Brent benchmark crude futures fell 0.31%, to $99.84 a barrel, after rising 3.88% on Tuesday. The U.S. WTI crude futures contract was down 0.39%, at $93.40 a barrel, having jumped 3.74% the previous day.

Underlining tight supply, U.S. crude stockpiles fell by about 5.6 million barrels for the week ended Aug. 19., according to market sources citing American Petroleum Institute figures on Tuesday, against analysts' estimate of a drop by 900,000 barrels. Gasoline inventories meanwhile rose by about 268,000 barrels, and distillate stocks increased by about 1.1 million barrels.

 

CURRENCIES

The U.S. dollar index rose 0.15% to 108.681 on Wednesday, steadied just below recent peaks as investors waited to hear from the Fed and pondered whether weak U.S. data may slow the pace of rate hikes. The yield on 10-year Treasury notes was at 3.050%.

 

GOLD

Gold prices were subdued as investors cautious ahead of Jackson Hole symposium due later this week.

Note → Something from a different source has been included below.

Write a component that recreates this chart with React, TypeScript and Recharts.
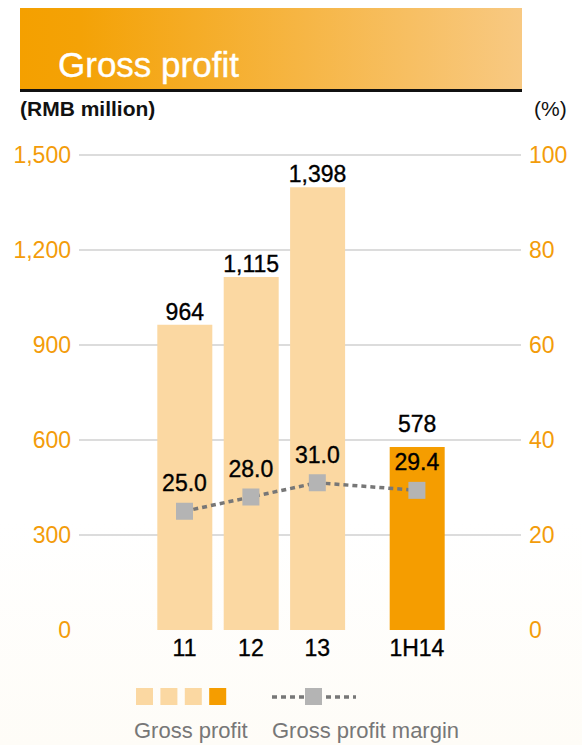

Spot gold was down 0.13% at $1,746.00 per ounce, while the U.S. gold futures eased 0.14% to $1,758.70.

Spot silver fell 0.6% to $19.04 per ounce, platinum dipped 0.3% to $876.56, while palladium gained 0.2% to $1,984.67.

 

ECONOMIC OUTLOOK

Asian stock markets slipped for an eighth straight session on Wednesday, as renewed fears around an aggressive monetary policy tightening path by the Fed lingers. Fresh hawkish comments from a Federal Reserve official kept investors cautious ahead of this week's Jackson Hole symposium.

Fed Chair Jerome Powell's speech at the annual global central banking conference in Jackson Hole, Wyoming on Friday will be keenly watched for more cues on future interest rate hikes. The U.S. central bank has raised its benchmark overnight interest rate by 225-bps in total since March to contain inflationary pressures and has noted that further tightening would depend on economic data points.

Traders are split between expecting a 50-bps hike and a 75-bps hike by the central bank after several policymakers recently pushed back against expectations of a dovish pivot and emphasized the Fed's commitment to fight against inflation.

Sales of new U.S. single-family homes plunged to a 6-1/2-year low in July, while a survey from S&P Global showed its measure of private sector business activity fell to a 27-month low, suggesting Fed efforts to tame inflation were working.

Economic activity weakened from the U.S. to Europe and Asia, reinforcing concerns that soaring prices and the war in Ukraine will tip the world into a recession. Activity in Asia slumped, and output in the 19-nation eurozone also fell as record energy and food inflation saps demand and more sectors succumb to the darkening outlook.

While the S&P flash composite PMI of business activity in Europe was not as bad as feared, analysts said grimmer news for the economy is likely given how gas prices have surged to record highs ahead of winter. Benchmark gas prices in the EU surged 13% overnight to a record peak, having doubled in just a month to be 14 times higher than the average of the past decade.

Germany was a particular weak spot, posting the sharpest decline in output since June 2020 as it rushes to reduce dependence on Russian natural gas. In France, meanwhile, activity contracted for the first time in a year and a half.

The UK’s PMI managed to remain above the 50 level that separates expansion from contraction but recorded an unexpectedly large plunge in factory activity.